--- Directions for this task ---
Exactly the lines from the start of the data below through the line that contains "bars = ax.barh(ypos, units, height=232" are to be copied, with pictures left out.
◆ ◆ ◆ ◆
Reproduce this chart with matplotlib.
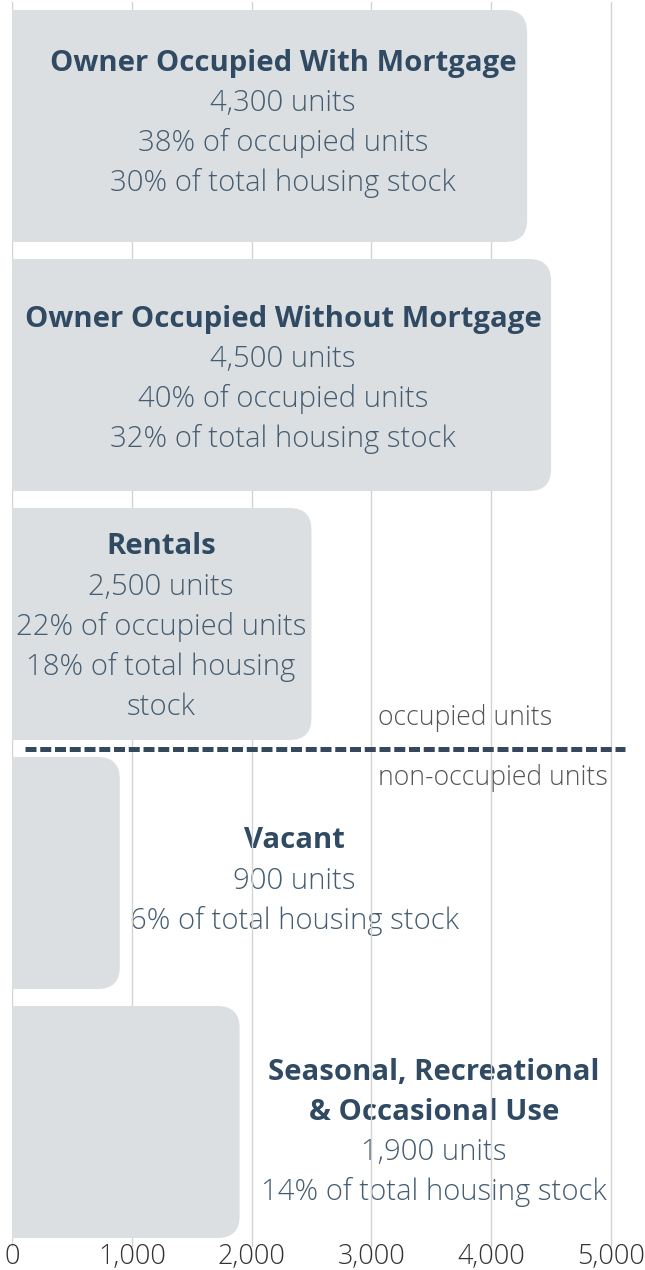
import matplotlib
matplotlib.use("Agg")
import matplotlib.pyplot as plt
from matplotlib.patches import FancyBboxPatch

# ---------------- data ----------------
categories = ["Owner Occupied With Mortgage",
              "Owner Occupied Without Mortgage",
              "Rentals",
              "Vacant",
              "Seasonal, Recreational & Occasional Use"]
units = [4300, 4500, 2500, 900, 1900]
pct_occupied = [38, 40, 22, None, None]
pct_total = [30, 32, 18, 6, 14]
xticks = [0, 1000, 2000, 3000, 4000, 5000]
xtick_labels = ["0", "1,000", "2,000", "3,000", "4,000", "5,000"]
divider_labels = ["occupied units", "non-occupied units"]

# ---------------- layout ----------------
W, H, DPI = 6.45, 12.70, 100
px_per_unit_x = 119.8 / 1000.0
x0_px = 12
xmax = 5200
band_px = 249
top_px = 1.5

label_x = [2262, 2262, 1244, 2354, 3523]          # data x of label block centre
block_offset_px = [-3, 4, 3, 8, 10]               # vertical shift of label block
line_px = 40
wrap_title = {4: ["Seasonal, Recreational", "& Occasional Use"]}
wrap_total = {2: ["18% of total housing", "stock"]}

BAR = "#dcdfe1"
DARK = "#2f4a62"
LIGHT = "#455c71"
GRID = "#d3d3d3"

plt.rcParams['font.family'] = ['Open Sans', 'DejaVu Sans']

fig = plt.figure(figsize=(W, H), dpi=DPI)
ax_left = x0_px / (W * DPI)
ax_w = xmax * px_per_unit_x / (W * DPI)
n = len(categories)
ax_h = n * band_px / (H * DPI)
ax_bottom = 1 - (top_px + n * band_px) / (H * DPI)
ax = fig.add_axes([ax_left, ax_bottom, ax_w, ax_h])

ax.set_xlim(0, xmax)
ax.set_ylim(n - 0.5, -0.5)

ypos = list(range(n))
bars = ax.barh(ypos, units, height=232 / band_px, color=BAR, zorder=2)

# replace bars by rounded versions (left corners clipped by the axes edge)
r_px = 22
r_x = r_px / px_per_unit_x
r_y = r_px / band_px
for b in bars:
    bx, by = b.get_x(), b.get_y()
    bw, bh = b.get_width(), b.get_height()
    patch = FancyBboxPatch((bx - r_x * 2, by), bw + r_x * 2, bh,
                           boxstyle=f"round,pad=0,rounding_size={r_x}",
                           mutation_aspect=r_y / r_x,
                           facecolor=BAR, edgecolor="none", zorder=2)
    ax.add_patch(patch)
    b.set_visible(False)

# grid
ax.set_xticks(xticks)
ax.set_xticklabels(xtick_labels)
ax.set_yticks([])
ax.xaxis.grid(True, color=GRID, linewidth=1.0)
ax.set_axisbelow(True)
for s in ax.spines.values():
    s.set_visible(False)
ax.tick_params(axis='x', length=0, pad=-2.5, labelsize=19.5, labelcolor="#333333")
for t in ax.get_xticklabels():
    t.set_fontweight('light')

# labels
pt_per_px = 72.0 / DPI
for i in range(n):
    title = wrap_title.get(i, [categories[i]])
    rest = [f"{units[i]:,} units"]
    if pct_occupied[i] is not None:
        rest.append(f"{pct_occupied[i]}% of occupied units")
    rest += wrap_total.get(i, [f"{pct_total[i]}% of total housing stock"])
    lines = [(t, 'bold') for t in title] + [(t, 'light') for t in rest]
    inside = label_x[i] < units[i]
    m = len(lines)
    for j, (txt, wt) in enumerate(lines):
        off_px = block_offset_px[i] + (j - (m - 1) / 2) * line_px
        ax.annotate(txt, xy=(label_x[i], ypos[i]), xytext=(0, -off_px * pt_per_px),
                    textcoords='offset points', ha='center', va='center',
                    fontsize=21.1, fontweight=wt,
                    color=DARK if wt == 'bold' else LIGHT,
                    zorder=3 if inside else 0.3)

# divider between occupied and non-occupied
ax.plot([108, 5117], [2.5, 2.5], color="#34495e", linewidth=3.6,
        linestyle=(0, (2.2, 0.75)), solid_capstyle='butt', dash_capstyle='butt', zorder=4)
ax.annotate(divider_labels[0], xy=(3055, 2.5), xytext=(0, 16 * pt_per_px),
            textcoords='offset points', ha='left', va='bottom',
            fontsize=19.2, fontweight='light', color="#555555", zorder=0.3)
ax.annotate(divider_labels[1], xy=(3055, 2.5), xytext=(0, -16 * pt_per_px),
            textcoords='offset points', ha='left', va='top',
            fontsize=19.2, fontweight='light', color="#555555", zorder=0.3)

fig.savefig("out.png", dpi=DPI)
◆ ◆ ◆ ◆
--- Written response ---
Reproduce this chart with matplotlib.
import matplotlib
matplotlib.use("Agg")
import matplotlib.pyplot as plt
from matplotlib.patches import FancyBboxPatch

# ---------------- data ----------------
categories = ["Owner Occupied With Mortgage",
              "Owner Occupied Without Mortgage",
              "Rentals",
              "Vacant",
              "Seasonal, Recreational & Occasional Use"]
units = [4300, 4500, 2500, 900, 1900]
pct_occupied = [38, 40, 22, None, None]
pct_total = [30, 32, 18, 6, 14]
xticks = [0, 1000, 2000, 3000, 4000, 5000]
xtick_labels = ["0", "1,000", "2,000", "3,000", "4,000", "5,000"]
divider_labels = ["occupied units", "non-occupied units"]

# ---------------- layout ----------------
W, H, DPI = 6.45, 12.70, 100
px_per_unit_x = 119.8 / 1000.0
x0_px = 12
xmax = 5200
band_px = 249
top_px = 1.5

label_x = [2262, 2262, 1244, 2354, 3523]          # data x of label block centre
block_offset_px = [-3, 4, 3, 8, 10]               # vertical shift of label block
line_px = 40
wrap_title = {4: ["Seasonal, Recreational", "& Occasional Use"]}
wrap_total = {2: ["18% of total housing", "stock"]}

BAR = "#dcdfe1"
DARK = "#2f4a62"
LIGHT = "#455c71"
GRID = "#d3d3d3"

plt.rcParams['font.family'] = ['Open Sans', 'DejaVu Sans']

fig = plt.figure(figsize=(W, H), dpi=DPI)
ax_left = x0_px / (W * DPI)
ax_w = xmax * px_per_unit_x / (W * DPI)
n = len(categories)
ax_h = n * band_px / (H * DPI)
ax_bottom = 1 - (top_px + n * band_px) / (H * DPI)
ax = fig.add_axes([ax_left, ax_bottom, ax_w, ax_h])

ax.set_xlim(0, xmax)
ax.set_ylim(n - 0.5, -0.5)

ypos = list(range(n))
bars = ax.barh(ypos, units, height=232 / band_px, color=BAR, zorder=2)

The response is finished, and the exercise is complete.